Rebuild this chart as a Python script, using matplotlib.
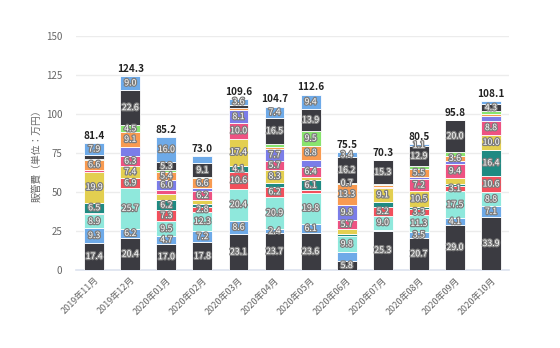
import matplotlib
matplotlib.use("Agg")
import matplotlib.pyplot as plt
import matplotlib.patheffects as pe
import numpy as np

plt.rcParams['font.family'] = ['Noto Sans CJK JP', 'DejaVu Sans']

months = ["2019年11月", "2019年12月", "2020年01月", "2020年02月", "2020年03月", "2020年04月",
          "2020年05月", "2020年06月", "2020年07月", "2020年08月", "2020年09月", "2020年10月"]
totals = [81.4, 124.3, 85.2, 73.0, 109.6, 104.7, 112.6, 75.5, 70.3, 80.5, 95.8, 108.1]

# stacked series, bottom to top
s_dark   = [17.4, 20.4, 17.0, 17.8, 23.1, 23.7, 23.6, 5.8, 25.3, 20.7, 29.0, 33.9]
s_blue   = [9.3, 6.2, 4.7, 7.2, 8.6, 2.4, 6.1, 6.0, 0.6, 3.5, 4.1, 7.1]
s_cyan   = [8.9, 25.7, 9.5, 12.3, 20.4, 20.9, 19.8, 9.8, 9.0, 11.3, 17.5, 8.8]
s_red    = [1.0, 6.9, 7.3, 2.8, 10.6, 6.2, 1.8, 0.5, 5.2, 3.3, 3.1, 10.6]
s_teal   = [6.5, 0.0, 6.2, 2.0, 4.1, 2.7, 6.1, 1.3, 3.5, 1.5, 1.5, 16.4]
s_yellow = [19.9, 7.4, 4.0, 2.5, 17.4, 8.3, 2.5, 3.0, 9.1, 10.5, 3.6, 10.0]
s_pink   = [0.8, 6.3, 2.8, 6.2, 10.0, 5.7, 6.4, 5.7, 0.8, 7.2, 9.4, 8.8]
s_purple = [0.3, 6.2, 6.0, 1.5, 8.1, 7.7, 4.5, 9.8, 0.0, 1.5, 1.5, 3.0]
s_orange = [6.6, 9.1, 5.4, 6.6, 1.2, 1.5, 8.8, 13.3, 1.2, 5.5, 3.6, 1.2]
s_green  = [0.5, 4.5, 1.0, 0.5, 0.0, 1.7, 9.5, 0.7, 0.3, 1.5, 2.5, 2.0]
s_dark2  = [2.3, 22.6, 5.3, 9.1, 2.5, 16.5, 13.9, 16.2, 15.3, 12.9, 20.0, 4.3]
s_blue2  = [7.9, 9.0, 16.0, 4.5, 3.6, 7.4, 9.4, 3.4, 0.0, 1.1, 0.0, 2.0]

series = [s_dark, s_blue, s_cyan, s_red, s_teal, s_yellow, s_pink, s_purple,
          s_orange, s_green, s_dark2, s_blue2]
colors = ["#3b3b41", "#6eaae8", "#8fe8dc", "#f2505c", "#1f8a82", "#e3cf50",
          "#ee5282", "#7b7de8", "#f89a50", "#88e46e", "#3b3b41", "#6eaae8"]

# segments whose labels are not shown in the reference (month index, series index)
hidden = {(1, 7), (2, 5), (2, 6), (3, 11), (4, 10), (4, 8), (5, 4), (7, 1), (7, 5),
          (8, 4), (10, 5), (10, 9), (11, 7), (11, 9), (10, 4), (3, 4), (3, 5),
          (6, 7), (6, 5)}
shown_small = {(7, 9), (9, 11)}

fig = plt.figure(figsize=(5.6, 3.48), dpi=100)
ax = fig.add_axes([0.136, 0.224, 0.773, 0.673])

x = np.arange(len(months))
bottom = np.zeros(len(months))
stroke = [pe.withStroke(linewidth=1.8, foreground="#7d7d7d")]
for si, (vals, col) in enumerate(zip(series, colors)):
    vals = np.array(vals)
    ax.bar(x, vals, bottom=bottom, width=0.55, color=col, edgecolor="white",
           linewidth=0.6, zorder=3)
    for i, v in enumerate(vals):
        if v <= 0:
            continue
        show = (v >= 2.4 and (i, si) not in hidden) or (i, si) in shown_small
        if show:
            ax.text(x[i], bottom[i] + v / 2, f"{v:.1f}", ha="center", va="center",
                    fontsize=6.3, color="white", path_effects=stroke, zorder=5)
    bottom = bottom + vals

for i, t in enumerate(totals):
    ax.text(x[i], t + 1.5, f"{t:.1f}", ha="center", va="bottom", fontsize=7.2,
            fontweight="bold", color="#222222", zorder=5)

ax.set_ylim(0, 150)
ax.set_xlim(-0.5, len(months) - 0.5)
ax.set_yticks([0, 25, 50, 75, 100, 125, 150])
ax.yaxis.grid(True, color="#ececec", linewidth=1, zorder=0)
ax.set_axisbelow(True)
for s in ["top", "right", "left"]:
    ax.spines[s].set_visible(False)
ax.spines["bottom"].set_color("#dde3ef")
ax.spines["bottom"].set_linewidth(1.2)
ax.tick_params(axis="y", length=0, labelsize=7, labelcolor="#666666", pad=10)
ax.tick_params(axis="x", length=0, labelsize=6.5, labelcolor="#666666", pad=4)
ax.set_xticks(x)
ax.set_xticklabels(months, rotation=45, ha="right", rotation_mode="anchor")
ax.set_ylabel("販管費（単位：万円）", fontsize=7, color="#666666", labelpad=3)

fig.savefig("out.png", dpi=100)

_Aim:_
Leave out the pictures and output the rest of the material exactly as written.

_Full output:_
Rebuild this chart as a Python script, using matplotlib.
import matplotlib
matplotlib.use("Agg")
import matplotlib.pyplot as plt
import matplotlib.patheffects as pe
import numpy as np

plt.rcParams['font.family'] = ['Noto Sans CJK JP', 'DejaVu Sans']

months = ["2019年11月", "2019年12月", "2020年01月", "2020年02月", "2020年03月", "2020年04月",
          "2020年05月", "2020年06月", "2020年07月", "2020年08月", "2020年09月", "2020年10月"]
totals = [81.4, 124.3, 85.2, 73.0, 109.6, 104.7, 112.6, 75.5, 70.3, 80.5, 95.8, 108.1]

# stacked series, bottom to top
s_dark   = [17.4, 20.4, 17.0, 17.8, 23.1, 23.7, 23.6, 5.8, 25.3, 20.7, 29.0, 33.9]
s_blue   = [9.3, 6.2, 4.7, 7.2, 8.6, 2.4, 6.1, 6.0, 0.6, 3.5, 4.1, 7.1]
s_cyan   = [8.9, 25.7, 9.5, 12.3, 20.4, 20.9, 19.8, 9.8, 9.0, 11.3, 17.5, 8.8]
s_red    = [1.0, 6.9, 7.3, 2.8, 10.6, 6.2, 1.8, 0.5, 5.2, 3.3, 3.1, 10.6]
s_teal   = [6.5, 0.0, 6.2, 2.0, 4.1, 2.7, 6.1, 1.3, 3.5, 1.5, 1.5, 16.4]
s_yellow = [19.9, 7.4, 4.0, 2.5, 17.4, 8.3, 2.5, 3.0, 9.1, 10.5, 3.6, 10.0]
s_pink   = [0.8, 6.3, 2.8, 6.2, 10.0, 5.7, 6.4, 5.7, 0.8, 7.2, 9.4, 8.8]
s_purple = [0.3, 6.2, 6.0, 1.5, 8.1, 7.7, 4.5, 9.8, 0.0, 1.5, 1.5, 3.0]
s_orange = [6.6, 9.1, 5.4, 6.6, 1.2, 1.5, 8.8, 13.3, 1.2, 5.5, 3.6, 1.2]
s_green  = [0.5, 4.5, 1.0, 0.5, 0.0, 1.7, 9.5, 0.7, 0.3, 1.5, 2.5, 2.0]
s_dark2  = [2.3, 22.6, 5.3, 9.1, 2.5, 16.5, 13.9, 16.2, 15.3, 12.9, 20.0, 4.3]
s_blue2  = [7.9, 9.0, 16.0, 4.5, 3.6, 7.4, 9.4, 3.4, 0.0, 1.1, 0.0, 2.0]

series = [s_dark, s_blue, s_cyan, s_red, s_teal, s_yellow, s_pink, s_purple,
          s_orange, s_green, s_dark2, s_blue2]
colors = ["#3b3b41", "#6eaae8", "#8fe8dc", "#f2505c", "#1f8a82", "#e3cf50",
          "#ee5282", "#7b7de8", "#f89a50", "#88e46e", "#3b3b41", "#6eaae8"]

# segments whose labels are not shown in the reference (month index, series index)
hidden = {(1, 7), (2, 5), (2, 6), (3, 11), (4, 10), (4, 8), (5, 4), (7, 1), (7, 5),
          (8, 4), (10, 5), (10, 9), (11, 7), (11, 9), (10, 4), (3, 4), (3, 5),
          (6, 7), (6, 5)}
shown_small = {(7, 9), (9, 11)}

fig = plt.figure(figsize=(5.6, 3.48), dpi=100)
ax = fig.add_axes([0.136, 0.224, 0.773, 0.673])

x = np.arange(len(months))
bottom = np.zeros(len(months))
stroke = [pe.withStroke(linewidth=1.8, foreground="#7d7d7d")]
for si, (vals, col) in enumerate(zip(series, colors)):
    vals = np.array(vals)
    ax.bar(x, vals, bottom=bottom, width=0.55, color=col, edgecolor="white",
           linewidth=0.6, zorder=3)
    for i, v in enumerate(vals):
        if v <= 0:
            continue
        show = (v >= 2.4 and (i, si) not in hidden) or (i, si) in shown_small
        if show:
            ax.text(x[i], bottom[i] + v / 2, f"{v:.1f}", ha="center", va="center",
                    fontsize=6.3, color="white", path_effects=stroke, zorder=5)
    bottom = bottom + vals

for i, t in enumerate(totals):
    ax.text(x[i], t + 1.5, f"{t:.1f}", ha="center", va="bottom", fontsize=7.2,
            fontweight="bold", color="#222222", zorder=5)

ax.set_ylim(0, 150)
ax.set_xlim(-0.5, len(months) - 0.5)
ax.set_yticks([0, 25, 50, 75, 100, 125, 150])
ax.yaxis.grid(True, color="#ececec", linewidth=1, zorder=0)
ax.set_axisbelow(True)
for s in ["top", "right", "left"]:
    ax.spines[s].set_visible(False)
ax.spines["bottom"].set_color("#dde3ef")
ax.spines["bottom"].set_linewidth(1.2)
ax.tick_params(axis="y", length=0, labelsize=7, labelcolor="#666666", pad=10)
ax.tick_params(axis="x", length=0, labelsize=6.5, labelcolor="#666666", pad=4)
ax.set_xticks(x)
ax.set_xticklabels(months, rotation=45, ha="right", rotation_mode="anchor")
ax.set_ylabel("販管費（単位：万円）", fontsize=7, color="#666666", labelpad=3)

fig.savefig("out.png", dpi=100)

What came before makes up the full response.